Species of jellyfish

Carukia barnesi is an extremely venomous box jellyfish found near Australia. Stings can result in Irukandji syndrome, and this species is commonly known as Irukandji jellyfish, although this name does not distinguish it from other Irukandji jellyfish such as Malo kingi.

A mature C. barnesi's bell is only 12 by 30 mm in height. It has four contractile tentacles, one extending from each bottom "corner" of its bell, ranging in length from 5 to 50 cm.

The species was discovered by Jack Barnes of Cairns, Australia. While on an exploration mission aimed at determining the reason for Irukandji syndrome, Barnes allowed himself, a lifeguard, and his 9-year-old son to be stung by the jellyfish.

Carukia barnesi is a soft-bodied marine organism. This species falls within the Medusozoa subphylum and the Cubozoa class. It is a type of "box jellyfish" that is known for producing potent venom and is known for inflicting the Irukandji syndrome.

== Threat to humans ==
The Irukandji syndrome was first discovered after a group of swimmers were stung in the open water near North Queensland, Australia. Victims of the sting reported severe symptoms of muscle aches, back pain, nausea, headaches, chest and abdominal pains, sweating, high blood pressure and difficulty breathing. Intravenous administration of morphine, hydromorphone or fentanyl is used to treat patients with this syndrome. Pethidine is avoided due to the toxic metabolite norpethidine because of the high amounts needed to achieve pain relief.

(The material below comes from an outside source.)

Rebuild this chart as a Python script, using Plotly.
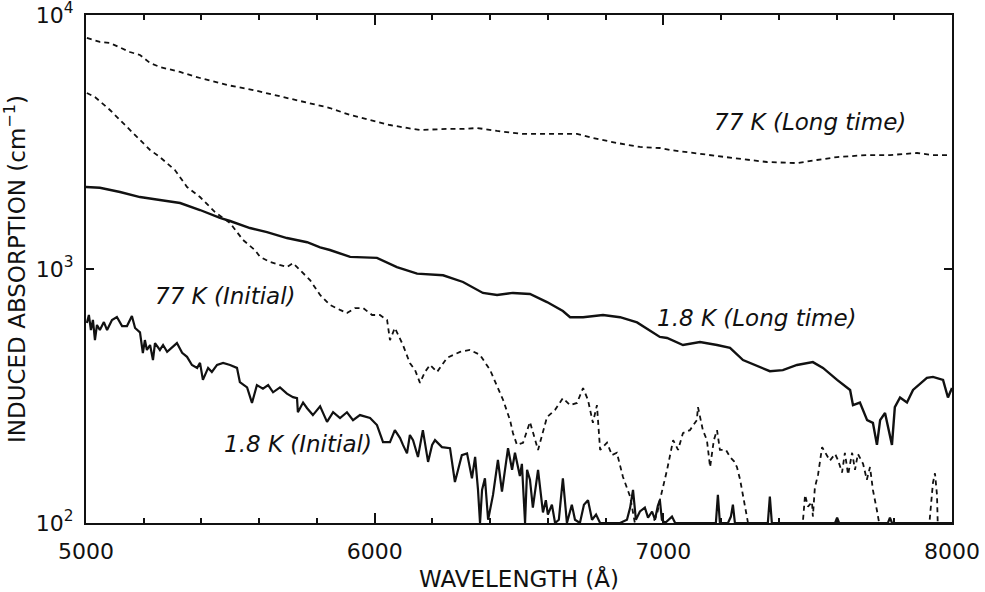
import math
import plotly.graph_objects as go

# Induced absorption spectra (wavelength in Å, absorption in cm^-1)

# 77 K, long time
wl_77_long = [5003, 5048, 5083, 5152, 5187, 5222, 5256, 5326, 5395, 5488, 5579, 5682, 5776,
              5845, 5915, 5984, 6053, 6112, 6157, 6251, 6306, 6355, 6424, 6514, 6583, 6701,
              6756, 6839, 6919, 6988, 7023, 7127, 7241, 7359, 7463, 7532, 7602, 7705, 7785,
              7879, 7934, 7986]
abs_77_long = [8120, 7830, 7758, 7150, 6960, 6471, 6242, 5965, 5649, 5302, 5066, 4755, 4503,
               4304, 4039, 3860, 3689, 3591, 3526, 3560, 3560, 3591, 3495, 3401, 3401, 3401,
               3280, 3135, 3023, 2995, 2941, 2836, 2735, 2638, 2612, 2686, 2759, 2810, 2810,
               2862, 2810, 2810]

# 1.8 K, long time
wl_18_long = [5000, 5048, 5118, 5187, 5256, 5326, 5395, 5464, 5499, 5568, 5627, 5696, 5766,
              5811, 5845, 5915, 6008, 6077, 6147, 6237, 6306, 6375, 6424, 6479, 6538, 6597,
              6652, 6677, 6722, 6791, 6850, 6909, 6988, 7013, 7068, 7127, 7186, 7231, 7276,
              7324, 7369, 7414, 7463, 7518, 7553, 7602, 7647, 7657, 7681, 7706, 7726, 7740,
              7751, 7768, 7778, 7792, 7802, 7820, 7844, 7865, 7913, 7934, 7969, 7986, 8000]
abs_18_long = [2103, 2088, 2010, 1920, 1869, 1819, 1707, 1588, 1545, 1450, 1397, 1324, 1275,
               1216, 1188, 1116, 1106, 1018, 959, 945, 889, 805, 790, 805, 797, 741,
               683, 646, 646, 659, 646, 616, 540, 535, 502, 516, 502, 489, 438,
               415, 396, 400, 419, 430, 408, 366, 334, 291, 298, 254, 248, 203,
               254, 271, 237, 203, 286, 312, 298, 334, 373, 376, 366, 312, 340]

# 77 K, initial (None separates the stretches that drop below the axis floor)
wl_77_init = [5003, 5031, 5083, 5135, 5187, 5222, 5256, 5308, 5350, 5395, 5447, 5499, 5544,
              5585, 5603, 5637, 5696, 5717, 5741, 5776, 5811, 5845, 5880, 5904, 5932, 5960,
              5991, 6018, 6043, 6053, 6070, 6098, 6122, 6140, 6157, 6174, 6192, 6216, 6251,
              6296, 6330, 6365, 6400, 6424, 6445, 6469, 6479, 6493, 6514, 6538, 6566, 6597,
              6625, 6652, 6677, 6701, 6722, 6739, 6756, 6770, 6781, 6805, 6822, 6839, 6860,
              6885, 6895, 6905, None,
              6954, 6978, 6988, 7013, 7034, 7051, 7068, 7092, 7116, 7120, 7137, 7151, 7162,
              7175, 7186, 7196, 7217, 7231, 7245, 7255, 7266, 7279, 7290, 7297, None,
              7480, 7484, 7491, 7501, 7515, 7518, 7525, 7536, 7550, 7567, 7577, 7595, 7605,
              7619, 7629, 7640, 7654, 7664, 7674, 7692, 7705, 7716, 7726, 7740, 7747, 7751, None,
              7920, 7927, 7934, 7941, 7948, 7951]
abs_77_init = [4931, 4755, 4227, 3689, 3220, 2941, 2759, 2453, 2103, 1920, 1675, 1518, 1301,
               1188, 1116, 1066, 1018, 1055, 991, 905, 790, 722, 690, 671, 702, 702,
               659, 659, 630, 525, 586, 502, 426, 400, 356, 393, 419, 393, 447,
               472, 480, 459, 400, 349, 305, 254, 226, 203, 207, 250, 194, 261,
               279, 310, 291, 297, 340, 305, 248, 291, 194, 207, 185, 189, 152,
               127, 109, 95, None,
               95, 108, 123, 162, 212, 194, 226, 232, 254, 286, 232, 212, 166,
               212, 232, 194, 194, 182, 175, 166, 148, 123, 103, 95, None,
               95, 103, 129, 116, 121, 106, 138, 155, 199, 185, 176, 187, 177,
               158, 189, 155, 189, 162, 187, 171, 148, 166, 135, 112, 101, 95, None,
               95, 118, 144, 157, 129, 95]

# 1.8 K, initial
wl_18_init = [5003, 5010, 5017, 5024, 5031, 5038, 5048, 5062, 5073, 5090, 5107, 5125, 5142,
              5159, 5170, 5187, 5197, 5204, 5211, 5222, 5232, 5239, 5256, 5267, 5281, 5298,
              5315, 5333, 5350, 5367, 5385, 5395, 5405, 5423, 5436, 5454, 5475, 5499, 5523,
              5533, 5558, 5575, 5592, 5613, 5631, 5648, 5672, 5696, 5717, 5731, 5734, 5752,
              5766, 5786, 5811, 5835, 5856, 5880, 5904, 5925, 5949, 5984, 6008, 6029, 6053,
              6070, 6088, 6098, 6112, 6122, 6133, 6150, 6167, 6185, 6199, 6209, 6233, 6261,
              6278, 6289, 6302, 6320, 6337, 6348, 6358, 6365, 6372, 6382, 6393, 6410, 6427,
              6441, 6462, 6476, 6486, 6503, 6510, 6521, 6528, 6538, 6548, 6566, 6583, 6593,
              6600, 6614, 6625, 6638, 6652, 6666, 6683, 6694, 6711, 6725, 6739, 6753, 6767,
              6781, 6815, 6850, 6874, 6885, 6895, 6905, 6919, 6936, 6947, 6961, 6971, 6981,
              6988, 6995, 7006, 7030, 7041, 7127, 7182, 7189, 7196, 7224, 7234, 7241, 7248,
              7362, 7369, 7376, 7595, 7602, 7609, 7778, 7785, 7792, 8000]
abs_18_init = [613, 659, 575, 630, 525, 602, 575, 618, 575, 630, 647, 596, 596,
               653, 586, 563, 467, 525, 480, 502, 438, 511, 480, 502, 472, 490,
               511, 468, 451, 419, 408, 427, 366, 408, 393, 419, 427, 419, 408,
               359, 342, 297, 349, 338, 349, 327, 342, 323, 313, 310, 273, 298,
               283, 266, 288, 250, 273, 259, 273, 254, 266, 259, 243, 208, 208,
               232, 216, 203, 188, 222, 212, 182, 232, 174, 203, 212, 199, 197,
               145, 162, 185, 188, 150, 182, 135, 100, 135, 150, 103, 129, 177,
               133, 197, 162, 189, 153, 171, 100, 162, 148, 115, 162, 110, 123,
               108, 118, 100, 103, 150, 100, 118, 103, 100, 118, 123, 103, 108,
               100, 100, 100, 103, 115, 135, 103, 111, 115, 105, 111, 103, 117,
               123, 103, 100, 106, 100, 100, 100, 129, 100, 100, 106, 118, 100,
               100, 127, 100, 100, 105, 100, 100, 105, 100, 100]

# Curve labels: (text, wavelength, absorption)
labels = [
    ("77 K (Long time)", 7508, 3790),
    ("1.8 K (Long time)", 7324, 641),
    ("77 K (Initial)", 5482, 783),
    ("1.8 K (Initial)", 5734, 205),
]

x_ticks = [5000, 6000, 7000, 8000]
y_ticks = [100, 1000, 10000]
y_ticktext = ["10<sup>2</sup>", "10<sup>3</sup>", "10<sup>4</sup>"]

FONT = "DejaVu Sans"
INK = "#111111"

fig = go.Figure()

dash_style = "5px,4px"
fig.add_trace(go.Scatter(x=wl_77_long, y=abs_77_long, mode="lines",
                         line=dict(color=INK, width=1.8, dash=dash_style)))
fig.add_trace(go.Scatter(x=wl_77_init, y=abs_77_init, mode="lines", connectgaps=False,
                         line=dict(color=INK, width=1.8, dash=dash_style)))
fig.add_trace(go.Scatter(x=wl_18_long, y=abs_18_long, mode="lines",
                         line=dict(color=INK, width=2.4)))
fig.add_trace(go.Scatter(x=wl_18_init, y=abs_18_init, mode="lines",
                         line=dict(color=INK, width=2.2)))

for text, wl, val in labels:
    fig.add_annotation(x=wl, y=math.log10(val), xref="x", yref="y",
                       text="<i>" + text + "</i>", showarrow=False,
                       font=dict(family=FONT, size=23, color=INK),
                       xanchor="center", yanchor="middle")

fig.update_layout(
    width=985, height=592,
    margin=dict(l=86, r=33, t=15, b=69),
    paper_bgcolor="white", plot_bgcolor="white",
    showlegend=False,
    font=dict(family=FONT, color=INK),
)

fig.update_xaxes(
    range=[5000, 8000],
    tickvals=x_ticks,
    ticks="inside", ticklen=10, tickwidth=1.5, tickcolor=INK,
    minor=dict(dtick=200, ticks="inside", ticklen=5, tickwidth=1.5, tickcolor=INK),
    showline=True, linecolor=INK, linewidth=2, mirror="ticks",
    showgrid=False, zeroline=False,
    tickfont=dict(family=FONT, size=22, color=INK),
    ticklabelstandoff=8,
    automargin=False,
    title=dict(text="WAVELENGTH (Å)", font=dict(family=FONT, size=23, color=INK), standoff=14),
)

fig.update_yaxes(
    type="log",
    range=[2, 4],
    tickvals=y_ticks, ticktext=y_ticktext,
    ticks="inside", ticklen=8, tickwidth=1.5, tickcolor=INK,
    showline=True, linecolor=INK, linewidth=2, mirror="ticks",
    showgrid=False, zeroline=False,
    tickfont=dict(family=FONT, size=22, color=INK),
    ticklabelstandoff=6,
    ticklabeloverflow="allow",
    automargin=False,
    title=dict(text="INDUCED ABSORPTION (cm<sup>−1</sup>)",
               font=dict(family=FONT, size=23, color=INK), standoff=8),
)

fig.write_html("out.html")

Most reported incidents have been localized to Australia during the warm summer season. Due to the small size of C. barnesi (approximately 20 mm in diameter and 25 mm in depth of the bell), they often go undetected in the open water.

== Description ==
The structure of C. barnesi follows that of a box jellyfish- it has a square-shaped bell structure and long tentacles that extend out of the four corners of its base. The tentacles house the nematocysts which are stinging cells.Type I nematocysts (homotrichous microbasic rhopaloids) and Type II nematocysts (homotrichous haplonemes) are both found on the tentacles and bells of the species. Muscle cells in the tentacles bring food to its mouth, where it then enters a gastric cavity and is digested. The nematocysts are capable of producing venom that changes composition as C. barnesi matures to adulthood and prey changes from invertebrates (zooplankton and crustaceans) to vertebrates (fish).

== Life cycle ==
Cubozoans follow a life cycle that alternates between young benthic sessile polyps and adult motile pelagic medusae. The cycle begins with a planula larvae. This planula will continue to swim until it finds a substrate that it can use as support. Once the planula attaches to a substrate like a coral reef or rock, the organism will morph into a polyp. This polyp can remain asexual for extended periods of time. Eventually, the polyp will begin to clone and form a polyp colony. As it continues to acquire nutrients, the colony will develop into an adult medusa.